»»
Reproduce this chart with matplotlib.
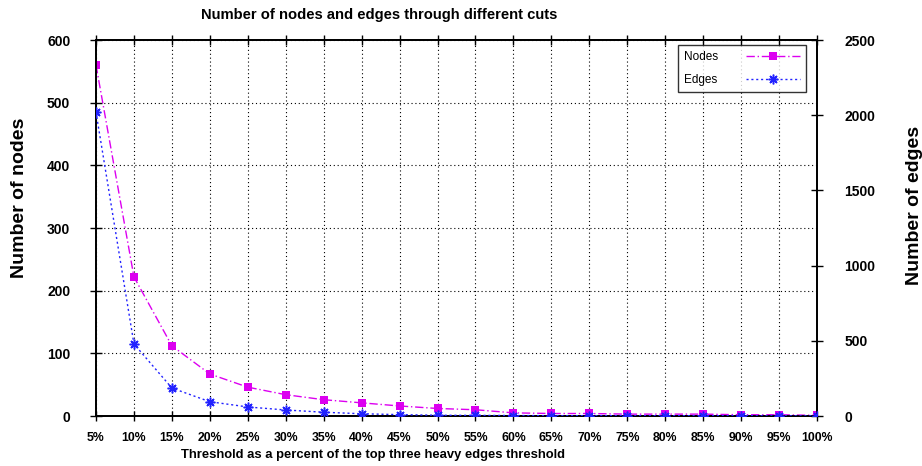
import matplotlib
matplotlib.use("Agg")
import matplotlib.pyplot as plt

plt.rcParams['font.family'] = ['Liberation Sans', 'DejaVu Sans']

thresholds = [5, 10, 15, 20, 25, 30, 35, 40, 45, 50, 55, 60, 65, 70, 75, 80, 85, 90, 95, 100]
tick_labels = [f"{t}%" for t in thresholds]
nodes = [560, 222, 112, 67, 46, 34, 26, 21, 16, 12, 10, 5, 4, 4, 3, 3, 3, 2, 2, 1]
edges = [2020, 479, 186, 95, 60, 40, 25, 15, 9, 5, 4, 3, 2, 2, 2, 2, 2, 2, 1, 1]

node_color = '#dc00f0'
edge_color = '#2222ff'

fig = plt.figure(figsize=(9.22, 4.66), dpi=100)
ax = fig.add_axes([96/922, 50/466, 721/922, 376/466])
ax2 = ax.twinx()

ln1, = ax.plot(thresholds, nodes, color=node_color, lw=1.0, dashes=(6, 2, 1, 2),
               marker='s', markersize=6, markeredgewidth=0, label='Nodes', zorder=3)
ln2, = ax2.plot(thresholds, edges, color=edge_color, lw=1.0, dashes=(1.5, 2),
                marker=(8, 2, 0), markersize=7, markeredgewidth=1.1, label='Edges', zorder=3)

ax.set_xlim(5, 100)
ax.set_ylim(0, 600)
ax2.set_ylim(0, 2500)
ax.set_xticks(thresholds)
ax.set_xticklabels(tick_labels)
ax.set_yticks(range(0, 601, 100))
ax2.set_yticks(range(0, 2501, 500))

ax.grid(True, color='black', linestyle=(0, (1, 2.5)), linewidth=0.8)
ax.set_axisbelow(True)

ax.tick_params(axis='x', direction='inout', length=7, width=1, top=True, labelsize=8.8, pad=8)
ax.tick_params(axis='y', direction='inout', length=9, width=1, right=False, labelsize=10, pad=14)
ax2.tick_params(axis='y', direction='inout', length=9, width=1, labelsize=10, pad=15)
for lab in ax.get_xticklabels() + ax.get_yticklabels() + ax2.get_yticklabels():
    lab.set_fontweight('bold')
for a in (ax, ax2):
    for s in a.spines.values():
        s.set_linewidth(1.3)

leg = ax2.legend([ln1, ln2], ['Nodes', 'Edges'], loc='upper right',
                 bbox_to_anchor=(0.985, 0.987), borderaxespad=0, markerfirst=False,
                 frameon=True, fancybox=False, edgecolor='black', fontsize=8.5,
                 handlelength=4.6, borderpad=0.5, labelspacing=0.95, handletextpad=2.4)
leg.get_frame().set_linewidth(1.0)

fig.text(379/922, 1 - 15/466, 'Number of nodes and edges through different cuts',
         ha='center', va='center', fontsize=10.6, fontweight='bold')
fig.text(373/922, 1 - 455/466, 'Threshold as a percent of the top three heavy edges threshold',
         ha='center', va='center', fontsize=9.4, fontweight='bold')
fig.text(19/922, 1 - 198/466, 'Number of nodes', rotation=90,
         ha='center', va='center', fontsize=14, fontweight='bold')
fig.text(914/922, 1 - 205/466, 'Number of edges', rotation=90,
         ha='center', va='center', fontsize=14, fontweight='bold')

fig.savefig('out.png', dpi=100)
««
- [WHAT IS REQUIRED]
Set down again, exactly, the lines of the material above from its first line to the one with "ax2 = ax.twinx()", inclusive. Leave the pictures out.

- [ANSWER TO THE TASK]
Reproduce this chart with matplotlib.
import matplotlib
matplotlib.use("Agg")
import matplotlib.pyplot as plt

plt.rcParams['font.family'] = ['Liberation Sans', 'DejaVu Sans']

thresholds = [5, 10, 15, 20, 25, 30, 35, 40, 45, 50, 55, 60, 65, 70, 75, 80, 85, 90, 95, 100]
tick_labels = [f"{t}%" for t in thresholds]
nodes = [560, 222, 112, 67, 46, 34, 26, 21, 16, 12, 10, 5, 4, 4, 3, 3, 3, 2, 2, 1]
edges = [2020, 479, 186, 95, 60, 40, 25, 15, 9, 5, 4, 3, 2, 2, 2, 2, 2, 2, 1, 1]

node_color = '#dc00f0'
edge_color = '#2222ff'

fig = plt.figure(figsize=(9.22, 4.66), dpi=100)
ax = fig.add_axes([96/922, 50/466, 721/922, 376/466])
ax2 = ax.twinx()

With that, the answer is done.